■ PROBLEM STATEMENT ■
From the first line of the listing below to the line with "from matplotlib.ticker import", print each line exactly, and nothing more. Leave out the pictures.

■ GIVEN MATERIAL ■
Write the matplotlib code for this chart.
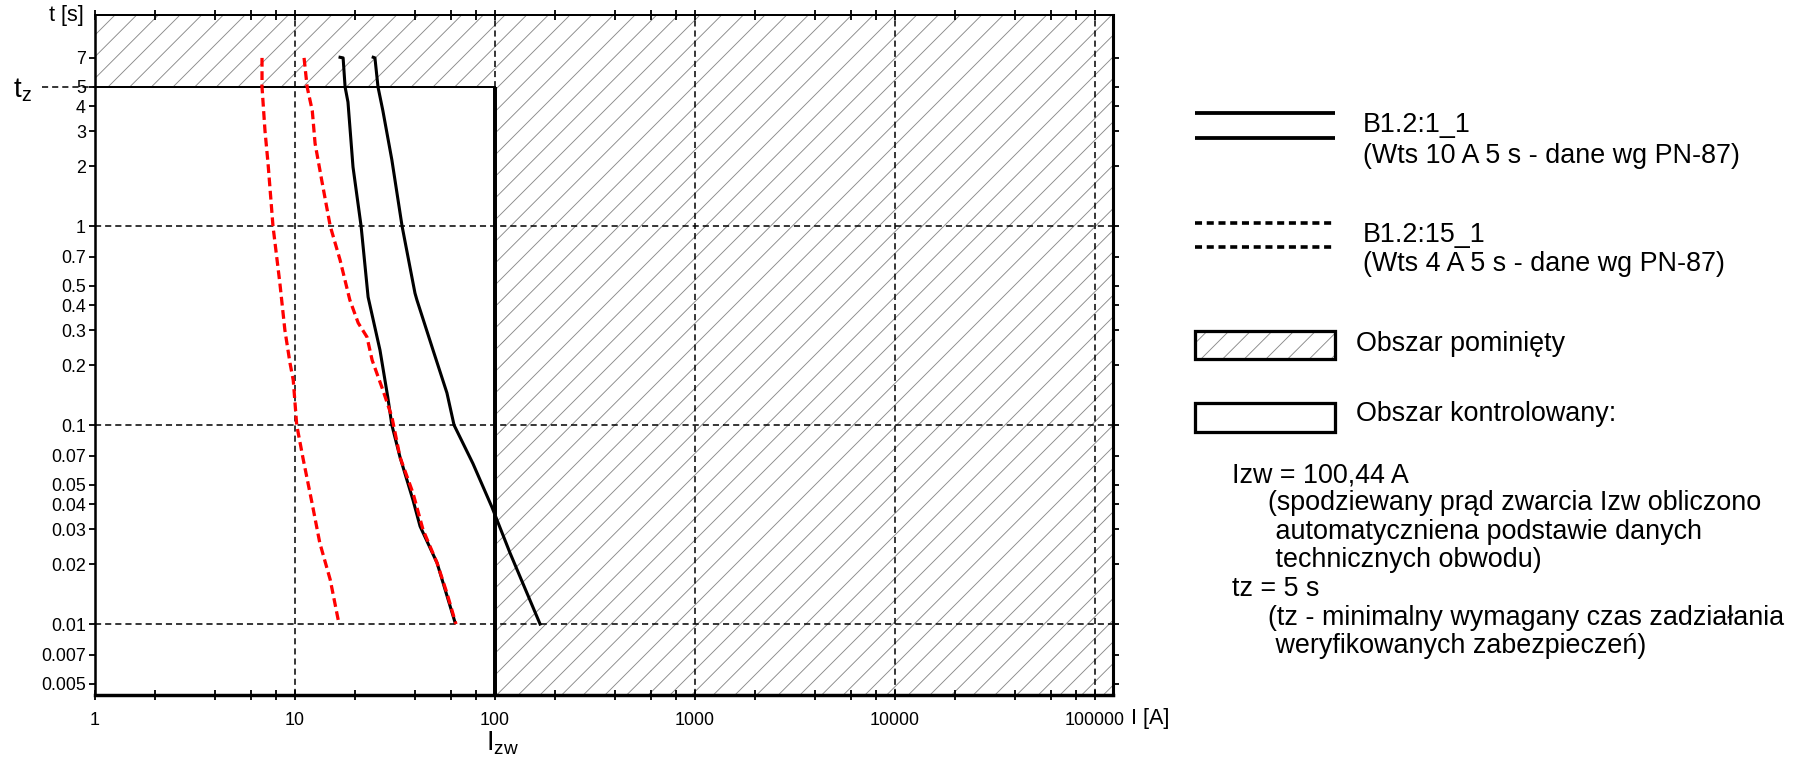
import numpy as np
import matplotlib
matplotlib.use('Agg')
import matplotlib.pyplot as plt
from matplotlib.patches import Rectangle, Polygon
from matplotlib.ticker import FixedLocator, FixedFormatter, NullFormatter

# characteristic curves: I [A], t [s]
fuse10_min_I = [16.8, 17.4, 17.8, 18.4, 19.5, 21.4, 23.2, 26.6, 29.1, 30.5, 33.5, 38.9, 42.2, 51.3, 63.1]
fuse10_min_t = [7.05, 7.0, 5.0, 4.2, 1.98, 1.0, 0.44, 0.238, 0.138, 0.1, 0.069, 0.042, 0.031, 0.0203, 0.0102]
fuse10_max_I = [24.6, 25.1, 26.0, 27.5, 30.5, 34.3, 39.8, 40.7, 49.0, 57.5, 62.4, 77.6, 96.6, 119.0, 168.0]
fuse10_max_t = [7.05, 7.0, 5.0, 3.8, 2.15, 1.0, 0.46, 0.425, 0.238, 0.145, 0.1, 0.064, 0.0386, 0.0227, 0.01]

fuse4_min_I = [6.84, 6.84, 7.08, 7.33, 7.76, 8.4, 8.9, 9.44, 9.8, 10.2, 11.0, 12.2, 13.3, 15.0, 16.6]
fuse4_min_t = [7.0, 5.0, 3.0, 2.07, 1.0, 0.517, 0.3, 0.205, 0.168, 0.1, 0.067, 0.04, 0.0256, 0.0167, 0.01]
fuse4_max_I = [11.1, 11.5, 12.2, 12.6, 13.6, 15.0, 16.8, 18.8, 20.7, 22.9, 24.3, 27.5, 30.5, 33.5, 38.9, 43.7, 51.3, 57.5, 63.8]
fuse4_max_t = [7.0, 5.0, 3.8, 2.6, 1.7, 1.0, 0.675, 0.425, 0.326, 0.277, 0.212, 0.15, 0.11, 0.069, 0.0455, 0.0297, 0.0203, 0.0143, 0.01]

Izw = 100.44
tz = 5.0
I_lim = (1.0, 123000.0)
t_lim = (0.0044, 11.5)

x_major = [1, 10, 100, 1000, 10000, 100000]
x_labels = ["1", "10", "100", "1000", "10000", "100000"]
y_ticks = [7, 5, 4, 3, 2, 1, 0.7, 0.5, 0.4, 0.3, 0.2, 0.1, 0.07, 0.05, 0.04, 0.03,
           0.02, 0.01, 0.007, 0.005]
y_labels = ["7", "5", "4", "3", "2", "1", "0.7", "0.5", "0.4", "0.3", "0.2", "0.1",
            "0.07", "0.05", "0.04", "0.03", "0.02", "0.01", "0.007", "0.005"]
grid_t = [0.01, 0.1, 1]
grid_I = [10, 100, 1000, 10000, 100000]

DPI = 130
plt.rcParams['font.family'] = ['Liberation Sans', 'DejaVu Sans']
plt.rcParams['hatch.linewidth'] = 0.5
plt.rcParams['hatch.color'] = '#8a8a8a'

fig = plt.figure(figsize=(1805 / DPI, 760 / DPI), dpi=DPI)
ax = fig.add_axes([95 / 1805, 1 - 695 / 760, 1018 / 1805, 680 / 760])
ax.set_xscale('log')
ax.set_yscale('log')
ax.set_xlim(*I_lim)
ax.set_ylim(*t_lim)

# hatched area (omitted region) - L shape around the controlled box
hatch_area = Polygon([(Izw, t_lim[0]), (I_lim[1], t_lim[0]), (I_lim[1], t_lim[1]),
                      (I_lim[0], t_lim[1]), (I_lim[0], tz), (Izw, tz)],
                     closed=True, facecolor='white', edgecolor='#8a8a8a', lw=0,
                     hatch='//', zorder=0)
ax.add_patch(hatch_area)

dash = (0, (4.0, 2.6))
for v in grid_I:
    ax.axvline(v, color='black', lw=0.85, ls=dash, zorder=1)
for v in grid_t:
    ax.axhline(v, color='black', lw=0.85, ls=dash, zorder=1)

# controlled box border
ax.plot([I_lim[0], Izw], [tz, tz], color='black', lw=1.1, zorder=2)
ax.plot([Izw, Izw], [t_lim[0], tz], color='black', lw=2.2, zorder=2, solid_capstyle='butt')

# tz dashed mark left of the axis
ax.plot([-0.052, 0.0], [tz, tz], transform=ax.get_yaxis_transform(), color='black',
        lw=0.85, ls=dash, clip_on=False)

ax.plot(fuse10_min_I, fuse10_min_t, color='black', lw=1.7, zorder=3)
ax.plot(fuse10_max_I, fuse10_max_t, color='black', lw=1.7, zorder=3)
red_ls = (0, (2.7, 1.4))
ax.plot(fuse4_min_I, fuse4_min_t, color='#ff0000', lw=1.8, ls=red_ls, zorder=4)
ax.plot(fuse4_max_I, fuse4_max_t, color='#ff0000', lw=1.8, ls=red_ls, zorder=4)

# axes styling
ax.spines['left'].set_linewidth(1.4)
ax.spines['bottom'].set_linewidth(1.9)
ax.spines['right'].set_linewidth(1.7)
ax.spines['top'].set_linewidth(1.1)
for s in ax.spines.values():
    s.set_zorder(5)

ax.xaxis.set_major_locator(FixedLocator(x_major))
ax.xaxis.set_major_formatter(FixedFormatter(x_labels))
x_minor = [m * 10 ** k for k in range(0, 6) for m in (2, 4, 6, 8) if m * 10 ** k < I_lim[1]]
ax.xaxis.set_minor_locator(FixedLocator(x_minor))
ax.xaxis.set_minor_formatter(NullFormatter())
ax.tick_params(axis='x', which='both', top=True, bottom=True, direction='inout',
               length=5, width=1.0, labelsize=9.9, pad=7, colors='black')

ax.yaxis.set_major_locator(FixedLocator(y_ticks))
ax.yaxis.set_major_formatter(FixedFormatter(y_labels))
ax.yaxis.set_minor_locator(FixedLocator([]))
ax.tick_params(axis='y', which='both', left=True, right=True, direction='out',
               length=3.5, width=1.0, labelsize=9.9, pad=1.5)

ax.text(-0.028, 1.0, "t [s]", transform=ax.transAxes, ha='center', va='center',
        fontsize=12)
ax.text(1.018, -0.034, "I [A]", transform=ax.transAxes, ha='left', va='center',
        fontsize=12)
ax.annotate(r"$\mathregular{I_{zw}}$", xy=(Izw, 0), xycoords=('data', 'axes fraction'),
            xytext=(-9, -62), textcoords='offset pixels', ha='left', va='bottom',
            fontsize=15)
ax.annotate(r"$\mathregular{t_z}$", xy=(0, tz), xycoords=('axes fraction', 'data'),
            xytext=(-82, -17), textcoords='offset pixels', ha='left', va='bottom',
            fontsize=15.5)

# legend / description area, pixel coordinates
lax = fig.add_axes([0, 0, 1, 1], zorder=10)
lax.set_xlim(0, 1805)
lax.set_ylim(760, 0)
lax.axis('off')
lax.patch.set_alpha(0)

lx0, lx1 = 1195, 1335
for y in (113, 138):
    lax.plot([lx0, lx1], [y, y], color='black', lw=2.1, solid_capstyle='butt')
for y in (223, 247):
    lax.plot([lx0, lx1], [y, y], color='black', lw=2.0, ls=(0, (1.95, 1.3)))
lax.add_patch(Rectangle((lx0, 331), lx1 - lx0, 28, facecolor='white', edgecolor='#8a8a8a',
                        lw=0, hatch='//'))
lax.add_patch(Rectangle((lx0, 331), lx1 - lx0, 28, facecolor='none', edgecolor='black',
                        lw=1.8))
lax.add_patch(Rectangle((lx0, 403), lx1 - lx0, 29, facecolor='white', edgecolor='black',
                        lw=1.8))

tk = dict(fontsize=14.9, va='center', ha='left')
lax.text(1363, 125, "B1.2:1_1", **tk)
lax.text(1363, 156, "(Wts 10 A 5 s - dane wg PN-87)", **tk)
lax.text(1363, 235, "B1.2:15_1", **tk)
lax.text(1363, 264, "(Wts 4 A 5 s - dane wg PN-87)", **tk)
lax.text(1356, 344, "Obszar pominięty", **tk)
lax.text(1356, 414, "Obszar kontrolowany:", **tk)
lax.text(1232, 475, "Izw = 100,44 A", **tk)
lax.text(1268, 503, "(spodziewany prąd zwarcia Izw obliczono", **tk)
lax.text(1268, 532, " automatyczniena podstawie danych", **tk)
lax.text(1268, 560, " technicznych obwodu)", **tk)
lax.text(1232, 589, "tz = 5 s", **tk)
lax.text(1268, 618, "(tz - minimalny wymagany czas zadziałania", **tk)
lax.text(1268, 646, " weryfikowanych zabezpieczeń)", **tk)

fig.savefig("out.png", dpi=DPI)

■ EXERCISE OUTPUT ■
Write the matplotlib code for this chart.
import numpy as np
import matplotlib
matplotlib.use('Agg')
import matplotlib.pyplot as plt
from matplotlib.patches import Rectangle, Polygon
from matplotlib.ticker import FixedLocator, FixedFormatter, NullFormatter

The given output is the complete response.